The roster for team one is: Liberty Duncan, Kolton Gibney, Samuel Berendt, Mary Skehan, Zelie Musolino, William Boltz and Nathan Hunt.
The roster for team two is: Zachary Deardorff, Rachel Lingenfelter, Daniel Hunt, Michael Skehan, Ella Swart, Emma Ridge and Andrew Soffe.
“The students that are in the regular Ed classroom are not mentors to the other students,” Bosso pointed out. “They are their teammates. They compete with and against students in special Ed and regular Ed. During the matches, the coaches are not allowed to coach; we have to sit off on the side and watch. That being said, our athletes help coach each other during the matches.”
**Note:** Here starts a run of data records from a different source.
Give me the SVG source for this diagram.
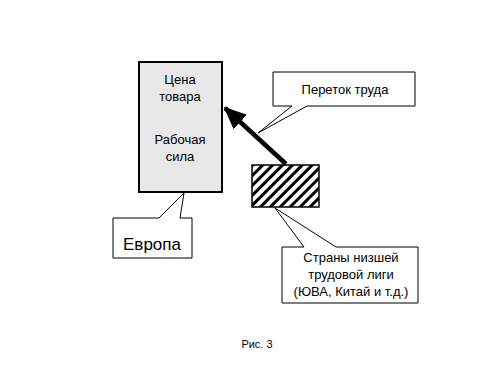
<svg xmlns="http://www.w3.org/2000/svg" width="500" height="375" viewBox="0 0 500 375">
<style>
text{font-family:"Liberation Sans",Arial,sans-serif;fill:#000;text-anchor:middle}
.t{font-size:13px}
.co{fill:#fff;stroke:#000;stroke-width:1}
</style>
<defs>
<pattern id="hatch" patternUnits="userSpaceOnUse" width="7" height="7" patternTransform="rotate(45)">
<rect width="7" height="7" fill="#fff"/>
<rect x="0" y="0" width="3" height="7" fill="#000"/>
</pattern>
<marker id="ah" markerWidth="5" markerHeight="4.4" refX="4.6" refY="2.2" orient="auto" markerUnits="strokeWidth">
<path d="M0,0 L5,2.2 L0,4.4 Z" fill="#000"/>
</marker>
</defs>
<rect width="500" height="375" fill="#fff"/>
<g id="europe-box">
<rect x="139" y="62" width="83" height="130" fill="#e8e8e8" stroke="#000" stroke-width="2"/>
<text class="t" x="180" y="84">Цена</text>
<text class="t" x="180" y="101">товара</text>
<text class="t" x="180" y="144">Рабочая</text>
<text class="t" x="180" y="161">сила</text>
</g>
<g id="low-countries-box">
<rect x="252" y="165" width="67" height="42" fill="url(#hatch)" stroke="#000" stroke-width="1.5"/>
</g>
<g id="connectors">
<line x1="286" y1="164" x2="225" y2="108" stroke="#000" stroke-width="4.5" marker-end="url(#ah)"/>
</g>
<g id="europa-callout">
<path class="co" d="M113,218 L159,218 L184,193 L180,218 L192,218 L192,258 L113,258 Z"/>
<text x="152" y="250" style="font-size:17px">Европа</text>
</g>
<g id="flow-callout">
<path class="co" d="M273,72 L415,72 L415,106 L307,106 L258,133 L292,106 L273,106 Z"/>
<text class="t" x="345" y="94">Переток труда</text>
</g>
<g id="countries-callout">
<path class="co" d="M282,247 L304,247 L275,208 L336,247 L418,247 L418,303 L282,303 Z"/>
<text class="t" x="351" y="262">Страны низшей</text>
<text class="t" x="351" y="279">трудовой лиги</text>
<text class="t" x="351" y="296">(ЮВА, Китай и т.д.)</text>
</g>
<text x="257" y="348" style="font-size:11px">Рис. 3</text>
</svg>
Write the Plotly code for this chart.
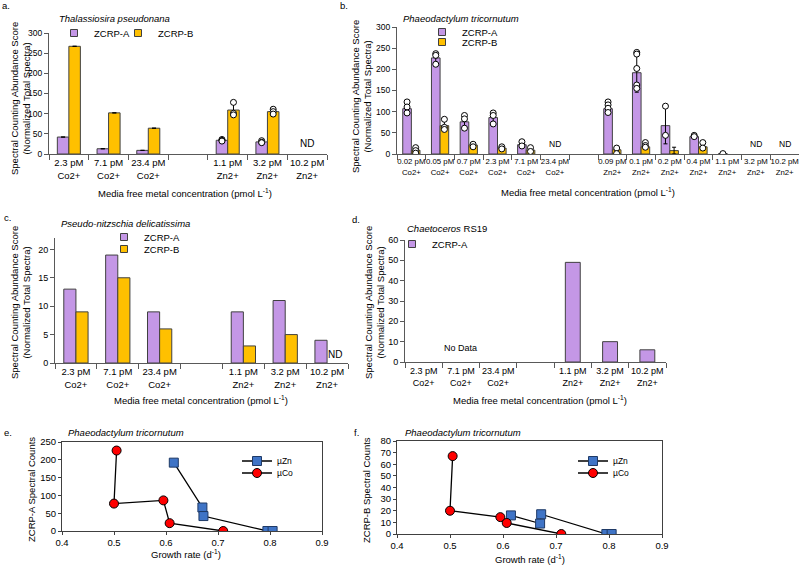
import plotly.graph_objects as go

W, H = 799, 565
FONT = 'Liberation Sans, Arial, sans-serif'
PURPLE = '#c497e6'
GOLD = '#ffc000'
BLUE = '#3f74c6'
RED = '#ff0000'
AXIS = '#595959'

# ---- a. Thalassiosira pseudonana ----
a_cats = ['2.3 pM<br>Co2+', '7.1 pM<br>Co2+', '23.4 pM<br>Co2+', '',
          '1.1 pM<br>Zn2+', '3.2 pM<br>Zn2+', '10.2 pM<br>Zn2+']
a_zcrp_a = [42, 13, 9, None, 34, 30, None]
a_zcrp_b = [267, 102, 64, None, 109, 105, None]
a_err_a = [None, None, None, None, 2, 3, None]
a_err_b = [None, None, None, None, 15, 6, None]
a_pts_a = [[], [], [], [], [36, 34, 32], [33, 29, 28], []]
a_pts_b = [[], [], [], [], [128, 101, 97], [111, 105, 99], []]
a_nd = [6]

# ---- b. Phaeodactylum tricornutum ----
b_cats = ['0.02 pM<br>Co2+', '0.05 pM<br>Co2+', '0.7 pM<br>Co2+', '2.3 pM<br>Co2+',
          '7.1 pM<br>Co2+', '23.4 pM<br>Co2+', '',
          '0.09 pM<br>Zn2+', '0.1 pM<br>Zn2+', '0.2 pM<br>Zn2+', '0.4 pM<br>Zn2+',
          '1.1 pM<br>Zn2+', '3.2 pM<br>Zn2+', '10.2 pM<br>Zn2+']
b_zcrp_a = [107, 227, 76, 86, 22, None, None, 107, 192, 67, 41, 1, None, None]
b_zcrp_b = [9, 67, 21, 14, 9, None, None, 10, 17, 8, 17, None, None, None]
b_err_a = [12, 13, 15, 13, 5, None, None, 11, 46, 43, 3, 1, None, None]
b_err_b = [6, 12, 3, 3, 4, None, None, 8, 6, 8, 7, None, None, None]
b_pts_a = [[123, 111, 97], [237, 233, 212], [91, 83, 61], [97, 91, 71], [29, 19], [], [],
           [123, 116, 108, 98], [240, 236, 202, 163, 155], [113, 44], [44, 41], [1], [], []]
b_pts_b = [[15, 8, 2], [82, 63, 58], [23, 17], [17, 12], [15, 6], [], [],
           [14, 1], [27, 20, 16], [], [27, 14], [], [], []]
b_nd = [5, 12, 13]

# ---- c. Pseudo-nitzschia delicatissima ----
c_cats = a_cats
c_zcrp_a = [13, 19, 9, None, 9, 11, 4]
c_zcrp_b = [9, 15, 6, None, 3, 5, None]

# ---- d. Chaetoceros RS19 ----
d_cats = a_cats
d_zcrp_a = [None, None, None, None, 49, 10, 6]

# ---- e / f. growth rate vs spectral counts ----
zn_mu = [0.615, 0.67, 0.672, 0.795, 0.805]
co_mu = [0.505, 0.50, 0.595, 0.607, 0.71]
e_zn = [192, 66, 42, 0, 0]
e_co = [226, 77, 86, 22, 0]
f_zn = [16, 9, 17, 0, 0]
f_co = [67, 20, 14.5, 9.5, 0]

fig = go.Figure()


def add_bars(ax, cats, vals_a, vals_b, err_a, err_b, pts_a, pts_b, w):
    xs = list(range(len(cats)))
    xa, ya = 'x' + ax, 'y' + ax
    series = [(vals_a, err_a, pts_a, PURPLE, -w)]
    if vals_b is not None:
        series.append((vals_b, err_b, pts_b, GOLD, 0))
    for vals, err, pts, col, off in series:
        bar = dict(x=xs, y=vals, offset=off, width=w, xaxis=xa, yaxis=ya,
                   marker=dict(color=col, line=dict(color='#404040', width=1)),
                   showlegend=False, hoverinfo='skip')
        if err is not None:
            bar['error_y'] = dict(type='data', array=err, visible=True, color='black',
                                  thickness=1, width=2)
        fig.add_trace(go.Bar(**bar))
        if pts is not None:
            px, py = [], []
            for i, p in enumerate(pts):
                for v in p:
                    px.append(i + off + w / 2)
                    py.append(v)
            fig.add_trace(go.Scatter(x=px, y=py, mode='markers', xaxis=xa, yaxis=ya,
                                     marker=dict(color='white', size=6,
                                                 line=dict(color='black', width=1)),
                                     showlegend=False, hoverinfo='skip'))


add_bars('', a_cats, a_zcrp_a, a_zcrp_b, a_err_a, a_err_b, a_pts_a, a_pts_b, 0.29)
add_bars('2', b_cats, b_zcrp_a, b_zcrp_b, b_err_a, b_err_b, b_pts_a, b_pts_b, 0.3)
add_bars('3', c_cats, c_zcrp_a, c_zcrp_b, None, None, None, None, 0.29)
add_bars('4', d_cats, d_zcrp_a, None, None, None, None, None, 0.4)
# d bars are centred on the slot
fig.data[-1].offset = -0.2

zn_style = dict(mode='lines+markers', line=dict(color='black', width=1.3),
                marker=dict(symbol='square', size=9, color=BLUE, line=dict(color='#1f3a66', width=1)))
co_style = dict(mode='lines+markers', line=dict(color='black', width=1.3),
                marker=dict(symbol='circle', size=9, color=RED, line=dict(color='black', width=1)))
fig.add_trace(go.Scatter(x=zn_mu, y=e_zn, name='µZn', xaxis='x5', yaxis='y5', legend='legend8', **zn_style))
fig.add_trace(go.Scatter(x=co_mu, y=e_co, name='µCo', xaxis='x5', yaxis='y5', legend='legend9', **co_style))
fig.add_trace(go.Scatter(x=zn_mu, y=f_zn, name='µZn', xaxis='x6', yaxis='y6', legend='legend10', **zn_style))
fig.add_trace(go.Scatter(x=co_mu, y=f_co, name='µCo', xaxis='x6', yaxis='y6', legend='legend11', **co_style))

# legend keys for the bar panels
keys = [('', 'ZCRP-A', PURPLE, 'legend'), ('', 'ZCRP-B', GOLD, 'legend2'),
        ('2', 'ZCRP-A', PURPLE, 'legend3'), ('2', 'ZCRP-B', GOLD, 'legend4'),
        ('3', 'ZCRP-A', PURPLE, 'legend5'), ('3', 'ZCRP-B', GOLD, 'legend6'),
        ('4', 'ZCRP-A', PURPLE, 'legend7')]
for ax, name, col, lg in keys:
    fig.add_trace(go.Scatter(x=[None], y=[None], mode='markers', name=name, legend=lg,
                             xaxis='x' + ax, yaxis='y' + ax,
                             marker=dict(symbol='square', size=7, color=col,
                                         line=dict(color='#404040', width=1))))


def px_dom(x0, x1):
    return [x0 / W, x1 / W]


def py_dom(top, bottom):
    return [1 - bottom / H, 1 - top / H]


def cat_xaxis(cats, x0, x1, size, anchor):
    n = len(cats)
    return dict(domain=px_dom(x0, x1), range=[-0.5, n - 0.5], tickmode='array',
                tickvals=list(range(n)), ticktext=cats, ticks='', tickangle=0, anchor=anchor,
                showline=True, linecolor=AXIS, linewidth=1, showgrid=False, zeroline=False,
                tickfont=dict(size=size, family=FONT, color='black'),
                minor=dict(tickmode='array', tickvals=[i - 0.5 for i in range(n + 1)],
                           ticks='outside', ticklen=5, tickcolor=AXIS, showgrid=False))


def val_yaxis(xname, top, bottom, rng, dtick, size=9):
    return dict(domain=py_dom(top, bottom), range=rng, dtick=dtick, anchor=xname,
                showline=True, linecolor=AXIS, linewidth=1, ticks='outside', ticklen=4,
                tickcolor=AXIS, showgrid=False, zeroline=False,
                tickfont=dict(size=size, family=FONT, color='black'))


def box_axes(x0, x1, top, bottom, yrng, ydt, yname, xname):
    xa = dict(domain=px_dom(x0, x1), range=[0.4, 0.9], dtick=0.1, tickformat='.1f',
              anchor=yname, showline=True, mirror=True, linecolor='#404040', linewidth=1,
              ticks='outside', ticklen=3, tickcolor='#404040', showgrid=False, zeroline=False,
              tickfont=dict(size=9.5, family=FONT, color='black'))
    ya = dict(domain=py_dom(top, bottom), range=yrng, dtick=ydt, anchor=xname,
              showline=True, mirror=True, linecolor='#404040', linewidth=1,
              ticks='outside', ticklen=3, tickcolor='#404040', showgrid=False, zeroline=False,
              tickfont=dict(size=9.5, family=FONT, color='black'))
    return xa, ya


xa5, ya5 = box_axes(62, 322, 442, 531, [0, 250], 50, 'y5', 'x5')
xa6, ya6 = box_axes(397, 662, 441, 534, [0, 80], 10, 'y6', 'x6')


def leg(text_x, cy, size=9.5):
    return dict(x=(text_x - 40) / W, y=1 - cy / H, xanchor='left', yanchor='middle',
                bgcolor='rgba(0,0,0,0)', itemwidth=30, itemclick=False,
                font=dict(size=size, family=FONT, color='black'))


def txt(x, y, s, size=9.5, xanchor='center', **kw):
    return dict(x=x / W, y=1 - y / H, xref='paper', yref='paper', text=s, showarrow=False,
                xanchor=xanchor, yanchor='middle',
                font=dict(size=size, family=FONT, color='black'), **kw)


ytitle = 'Spectral Counting Abundance Score<br>(Normalized Total Spectra)'
xtitle = 'Media free metal concentration (pmol L<sup>-1</sup>)'
ann = [
    txt(0, 5, 'a.', xanchor='left'), txt(338, 5, 'b.', xanchor='left'),
    txt(2, 217, 'c.', xanchor='left'), txt(350, 219, 'd.', xanchor='left'),
    txt(2, 433, 'e.', xanchor='left'), txt(352, 432, 'f.', xanchor='left'),
    txt(57, 19, '<i>Thalassiosira pseudonana</i>', xanchor='left'),
    txt(401, 19, '<i>Phaeodactylum tricornutum</i>', xanchor='left'),
    txt(59, 223, '<i>Pseudo-nitzschia delicatissima</i>', xanchor='left'),
    txt(405, 228, '<i>Chaetoceros</i> RS19', xanchor='left'),
    txt(66, 433, '<i>Phaeodactylum tricornutum</i>', xanchor='left'),
    txt(403, 433, '<i>Phaeodactylum tricornutum</i>', xanchor='left'),
    txt(21, 99, ytitle, textangle=-90),
    txt(362, 97, ytitle, textangle=-90),
    txt(20, 303, ytitle, textangle=-90),
    txt(374, 303, ytitle, textangle=-90),
    txt(31, 490, 'ZCRP-A Spectral Counts', textangle=-90),
    txt(366, 490, 'ZCRP-B Spectral Counts', textangle=-90),
    txt(185, 193, xtitle), txt(588, 192, xtitle),
    txt(201, 400, xtitle), txt(540, 400, xtitle),
    txt(186, 554, 'Growth rate (d<sup>-1</sup>)'),
    txt(530, 559, 'Growth rate (d<sup>-1</sup>)'),
]
for i in a_nd:
    ann.append(dict(x=i, y=0, xref='x', yref='y', text='ND', showarrow=False, yanchor='bottom',
                    yshift=3, font=dict(size=10, family=FONT, color='black')))
for i in b_nd:
    ann.append(dict(x=i, y=0, xref='x2', yref='y2', text='ND', showarrow=False, yanchor='bottom',
                    yshift=3, font=dict(size=8.5, family=FONT, color='black')))
ann.append(dict(x=6.2, y=0, xref='x3', yref='y3', text='ND', showarrow=False, yanchor='bottom',
                yshift=1, font=dict(size=10, family=FONT, color='black')))
ann.append(dict(x=1, y=7, xref='x4', yref='y4', text='No Data', showarrow=False,
                font=dict(size=9, family=FONT, color='black')))

fig.update_layout(
    width=W, height=H, margin=dict(l=0, r=0, t=0, b=0, autoexpand=False),
    plot_bgcolor='white', paper_bgcolor='white',
    font=dict(family=FONT, color='black'),
    barmode='overlay',
    xaxis=cat_xaxis(a_cats, 49, 327, 9.5, 'y'), yaxis=val_yaxis('x', 33, 154, [0, 300], 50, 8.5),
    xaxis2=cat_xaxis(b_cats, 397, 799, 7.8, 'y2'), yaxis2=val_yaxis('x2', 27, 154, [0, 300], 50, 8.5),
    xaxis3=cat_xaxis(c_cats, 55, 348, 9.5, 'y3'), yaxis3=val_yaxis('x3', 238, 363, [0, 22], 5),
    xaxis4=cat_xaxis(d_cats, 405, 666, 9, 'y4'), yaxis4=val_yaxis('x4', 240, 362, [0, 60], 10),
    xaxis5=xa5, yaxis5=ya5, xaxis6=xa6, yaxis6=ya6,
    legend=leg(94, 33), legend2=leg(158, 33),
    legend3=leg(462, 32), legend4=leg(462, 42),
    legend5=leg(144, 237), legend6=leg(144, 249),
    legend7=leg(432, 244),
    legend8=leg(277, 461, 8.5), legend9=leg(277, 473, 8.5),
    legend10=leg(613, 461, 8.5), legend11=leg(613, 473, 8.5),
    annotations=ann,
)

# the page body has a default 8px margin; drop it so the figure sits at the window corner
fig.write_html('out.html', config={'displayModeBar': False},
               post_script="document.body.style.margin='0';")
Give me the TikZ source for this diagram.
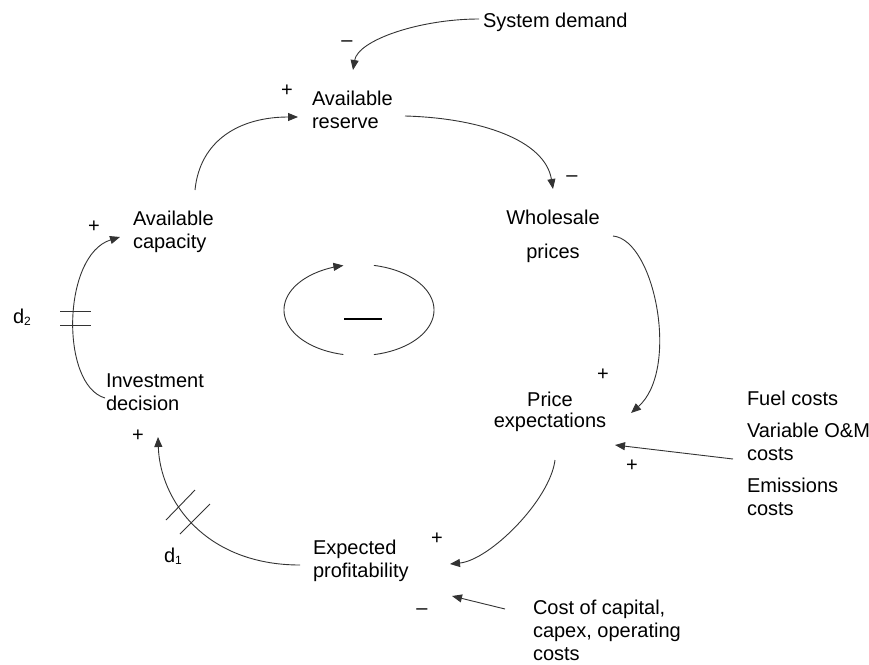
\documentclass[tikz,border=0pt]{standalone}
\usepackage{fontspec}
\setmainfont{Liberation Sans}
\usetikzlibrary{arrows.meta}
\begin{document}
\begin{tikzpicture}[x=1pt,y=-1pt,
  every node/.style={inner sep=0pt, outer sep=0pt, font=\fontsize{20}{23}\selectfont},
  lbl/.style={align=left},
  link/.style={draw=black!80, line width=0.9pt, -{Triangle[length=10pt,width=8pt]}},
  plain/.style={draw=black!80, line width=0.9pt},
  plus/.style={anchor=base, yshift=-7pt},
  minus/.style={anchor=base, yshift=-5.5pt}]
\useasboundingbox (0,0) rectangle (869,664);

% variables
\node[lbl, anchor=base west]  (demand)     at (483,27)    {System demand};
\node[lbl, anchor=north west] (reserve)    at (312,91.5)  {Available\\reserve};
\node[lbl, anchor=north west] (capacity)   at (133,211.5) {Available\\capacity};
\node[align=center, anchor=north] (wholesale) at (553,210.5) {Wholesale\\[11pt]prices};
\node[align=center, anchor=north] (priceexp)  at (550,392)   {Price\\[-2pt]expectations};
\node[lbl, anchor=north west] (investment) at (106,373.5) {Investment\\decision};
\node[lbl, anchor=north west] (profit)     at (313,539.5) {Expected\\profitability};
\node[lbl, anchor=base west]  (fuel)       at (747,405)   {Fuel costs};
\node[lbl, anchor=north west] (vom)        at (747,422.5) {Variable O\&M\\costs};
\node[lbl, anchor=north west] (emis)       at (747,477.5) {Emissions\\costs};
\node[lbl, anchor=north west] (capital)    at (533,599.5) {Cost of capital,\\capex, operating\\costs};

% delay labels
\node[anchor=base west] (d2) at (13,323)  {d{\fontsize{12}{12}\selectfont\raisebox{-2pt}{2}}};
\node[anchor=base west] (d1) at (164,562) {d{\fontsize{12}{12}\selectfont\raisebox{-2pt}{1}}};

% causal links
\draw[link] ([shift={(-4,-8)}]demand.base west) .. controls +(-59,0) and +(5,-30) .. ([shift={(41,-21.5)}]reserve.north west);
\draw[link] ([shift={(93,24.5)}]reserve.north west) .. controls +(75,2) and +(-8,-49) .. ([shift={(0,-21.5)}]wholesale.north);
\draw[link] ([shift={(62,-21.5)}]capacity.north west) .. controls +(5,-50) and +(-58,0) .. ([shift={(-14,25.5)}]reserve.north west);
\draw[link] ([shift={(60,25.5)}]wholesale.north) .. controls +(42,4) and +(49,-43) .. ([shift={(81,21)}]priceexp.north);
\draw[link] ([shift={(-14,36.5)}]vom.north west) -- ([shift={(65,53)}]priceexp.north);
\draw[link] ([shift={(5,68)}]priceexp.north) .. controls +(-5,40) and +(40,-4) .. ([shift={(137,24.5)}]profit.north west);
\draw[link] ([shift={(-28,9.5)}]capital.north west) -- ([shift={(139,56.5)}]profit.north west);
\draw[link] ([shift={(-13,25.5)}]profit.north west) .. controls +(-95,0) and +(2,63) .. ([shift={(52,63.5)}]investment.north west);
\draw[link] ([shift={(-1,24.5)}]investment.north west) .. controls +(-45,-13) and +(-58,18) .. ([shift={(-13,25.5)}]capacity.north west);

% delay marks
\draw[plain] (60,311) -- (91,311);
\draw[plain] (60,325) -- (91,325);
\draw[plain] (166,520) -- (195,490);
\draw[plain] (180,534) -- (210,504);

% balancing loop symbol
\begin{scope}[shift={(359,310)}]
  \draw[link] plot[domain=102:258, samples=60, smooth] ({75*cos(\x)}, {45.5*sin(\x)});
  \draw[plain] plot[domain=-78.5:78.5, samples=60, smooth] ({75*cos(\x)}, {45.5*sin(\x)});
  \draw[black, line width=1.6pt] (-15,9) -- (23,9);
\end{scope}

% polarities
\node[minus] (p1) at (347,41)  {–};
\node[plus]  (p2) at (287,89)  {+};
\node[minus] (p3) at (572,176) {–};
\node[plus]  (p4) at (94,225)  {+};
\node[plus]  (p5) at (603,373) {+};
\node[plus]  (p6) at (632,464) {+};
\node[plus]  (p7) at (138,434) {+};
\node[plus]  (p8) at (437,537) {+};
\node[minus] (p9) at (422,609) {–};
\end{tikzpicture}
\end{document}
Traditionally played on soil or asphalt on a court measuring 90 feet in length and 13.1 feet wide, the object of bocce is to score points by placing the ball closest to the target ball. The team closest to the “pallina” is the only team that can score in any frame. The pallina measures 1 ½ inches in diameter, while the bocce ball (made of rubber with gel inside) is four inches in diameter.
Each team has four rolls per frame. The length of a match is either 16 points or 30 minutes.
“It’s rare for it to last to 16 points,” said Bosso, who teaches health and physical education at Waynesboro Area Middle School.
Holtzman teaches learning support at WASHS.
The measurement of the court in unified play is 60 feet by 12 feet.
“One of the best things about having a bocce program is having a sport that all students of any ability can participate in and earn a varsity letter to become a student-athlete at Waynesboro,” Bosso said. “Another thing I really enjoy is seeing the interactions with all of our athletes and the bonds that they develop throughout the course of the season.”
Waynesboro’s next competition is Jan. 4 at Carlisle, followed by a match at Greencastle-Antrim on Feb. 1.